Christine menyebut ada tiga faktor utama yang membuat MNCN berpotensi kehilangan pendapatan. Pertama, dirinya memandang kenaikan tarif iklan yang akan diberlakukan MNC hanya akan berkontribusi tipis pada pendapatan perseroan.
Kedua, merebaknya wabah corona dinilai akan menghambat pertumbuhan iklan televisi. Sebab seperti diketahui, kepanikan warga karena wabah membuat konsumsi terhadap beberapa produk terutama barang konsumer meningkat drastis.
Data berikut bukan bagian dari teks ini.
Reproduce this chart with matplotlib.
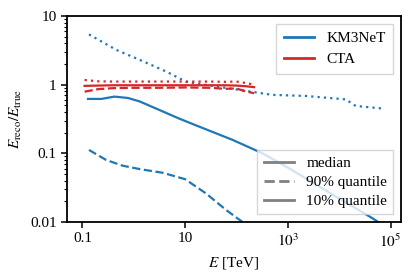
import matplotlib
matplotlib.use("Agg")
import matplotlib.pyplot as plt
from matplotlib.lines import Line2D
from matplotlib.ticker import FixedLocator, FixedFormatter, NullLocator, LogLocator

plt.rcParams['font.family'] = 'serif'
plt.rcParams['font.serif'] = ['Liberation Serif', 'DejaVu Serif']
plt.rcParams['mathtext.fontset'] = 'stix'
plt.rcParams['font.size'] = 11

# KM3NeT
km_med_E = [0.128, 0.234, 0.42, 0.77, 1.3, 2.7, 7.7, 16.4, 30, 84, 321, 1000, 10000, 44000, 80000]
km_med_y = [0.62, 0.62, 0.67, 0.64, 0.57, 0.45, 0.32, 0.255, 0.213, 0.157, 0.10, 0.062, 0.022, 0.0114, 0.0085]
km_q90_E = [0.134, 0.29, 0.61, 1.3, 3.7, 10, 25.6, 62.5, 131, 200]
km_q90_y = [0.112, 0.080, 0.066, 0.059, 0.052, 0.042, 0.026, 0.015, 0.010, 0.0075]
km_q10_E = [0.134, 0.46, 1.3, 4.3, 10.5, 34, 113, 500, 2230, 13400, 21000, 68700]
km_q10_y = [5.4, 3.2, 2.3, 1.55, 1.1, 0.96, 0.84, 0.71, 0.685, 0.61, 0.49, 0.45]

# CTA
cta_E = [0.11, 0.2, 0.4, 1.0, 3.0, 10, 30, 60, 100, 150, 220]
cta_med_y = [0.96, 0.97, 0.98, 0.98, 0.98, 0.98, 0.98, 0.98, 0.97, 0.95, 0.92]
cta_q90_y = [0.79, 0.86, 0.89, 0.90, 0.90, 0.91, 0.90, 0.87, 0.88, 0.80, 0.75]
cta_q10_y = [1.17, 1.12, 1.11, 1.11, 1.11, 1.11, 1.11, 1.10, 1.11, 1.06, 1.00]

xticks = [0.1, 10, 1e3, 1e5]
xticklabels = ['0.1', '10', r'$10^3$', r'$10^5$']
yticks = [0.01, 0.1, 1, 10]
yticklabels = ['0.01', '0.1', '1', '10']

blue = '#1f77b4'
red = '#d62728'
gray = '#808080'

fig = plt.figure(figsize=(4.12, 2.77), dpi=100)
ax = fig.add_axes([67/412, 1-222/277, (401-67)/412, (222-16)/277])
lw = 1.6
dashed = (0, (3.7, 1.6))
dotted = (0, (1, 1.85))
ax.plot(km_med_E, km_med_y, color=blue, lw=lw, ls='-')
ax.plot(km_q90_E, km_q90_y, color=blue, lw=lw, ls=dashed)
ax.plot(km_q10_E, km_q10_y, color=blue, lw=lw, ls=dotted)
ax.plot(cta_E, cta_med_y, color=red, lw=lw, ls='-')
ax.plot(cta_E, cta_q90_y, color=red, lw=lw, ls=dashed)
ax.plot(cta_E, cta_q10_y, color=red, lw=lw, ls=dotted)

ax.set_xscale('log')
ax.set_yscale('log')
ax.set_xlim(0.05, 1.6e5)
ax.set_ylim(0.01, 10)
ax.xaxis.set_major_locator(FixedLocator(xticks))
ax.xaxis.set_major_formatter(FixedFormatter(xticklabels))
ax.xaxis.set_minor_locator(NullLocator())
ax.yaxis.set_major_locator(FixedLocator(yticks))
ax.yaxis.set_major_formatter(FixedFormatter(yticklabels))
ax.yaxis.set_minor_locator(LogLocator(base=10, subs=range(2, 10)))
ax.yaxis.set_minor_formatter(FixedFormatter([]))
for s in ax.spines.values():
    s.set_linewidth(1.3)
ax.tick_params(which='major', length=4, width=1.1, labelsize=11)
ax.tick_params(which='minor', length=2.5, width=0.8)

ax.set_xlabel(r'$E$ [TeV]', fontsize=11)
ax.set_ylabel(r'$E_\mathrm{reco}/E_\mathrm{true}$', fontsize=11)

h1 = [Line2D([], [], color=blue, lw=2), Line2D([], [], color=red, lw=2)]
leg1 = ax.legend(h1, ['KM3NeT', 'CTA'], loc='upper right', fancybox=False,
                 edgecolor='#cccccc', handlelength=2.0, borderpad=0.5, fontsize=11)
ax.add_artist(leg1)
h2 = [Line2D([], [], color=gray, lw=2, ls='-'),
      Line2D([], [], color=gray, lw=2, ls=dashed),
      Line2D([], [], color=gray, lw=2, ls='-')]
ax.legend(h2, ['median', '90% quantile', '10% quantile'], loc='lower right',
          fancybox=False, edgecolor='#cccccc', handlelength=2.0, borderpad=0.4,
          labelspacing=0.35, fontsize=11)

fig.savefig('out.png', dpi=100)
“Masyarakat Indonesia sudah memborong produk-produk pokok, jadi tampaknya perusahaan FMCG [fast moving consumer goods] tidak akan menambah porsi iklan mereka di tv,” katanya dalam riset yang dipublikasikan beberapa waktu lalu.
Tak hanya itu, meski sektor consumer diprediksi masih akan moncer pada periode ini, tapi perlambatan ekonomi akan memaksa sebagian dari mereka untuk melakukan efisiensi anggaran.
Christine menyebut kemungkinan besar perusahaan-perusahaan yang biasanya beriklan di televisi akan memangkas bujet promosi mereka dan fokus pada alokasi anggaran rutin seperti gaji karyawan dan biaya operasional gedung.
Ketiga, MNCN berpotensi bakal menanggung rugi akibat selisih nilai tukar valas. Pasalnya, perseroan tercatat memiliki utang jangka kepada bank sindikasi dengan denominasi dolar AS sebesar US$221,2 juta hingga Q1/2020.
“Saat ini kita tahu rupiah sedang terdepresiasi terhadap dolar AS, sehingga ini bakal berdampak ke bottom line MNCN,” tambah Christine.
Dia memproyeksikan setidaknya MNCN akan membukukan kerugian Rp150—200 miliar pada kuartal pertama ini akibat melemahnya nilai tukar.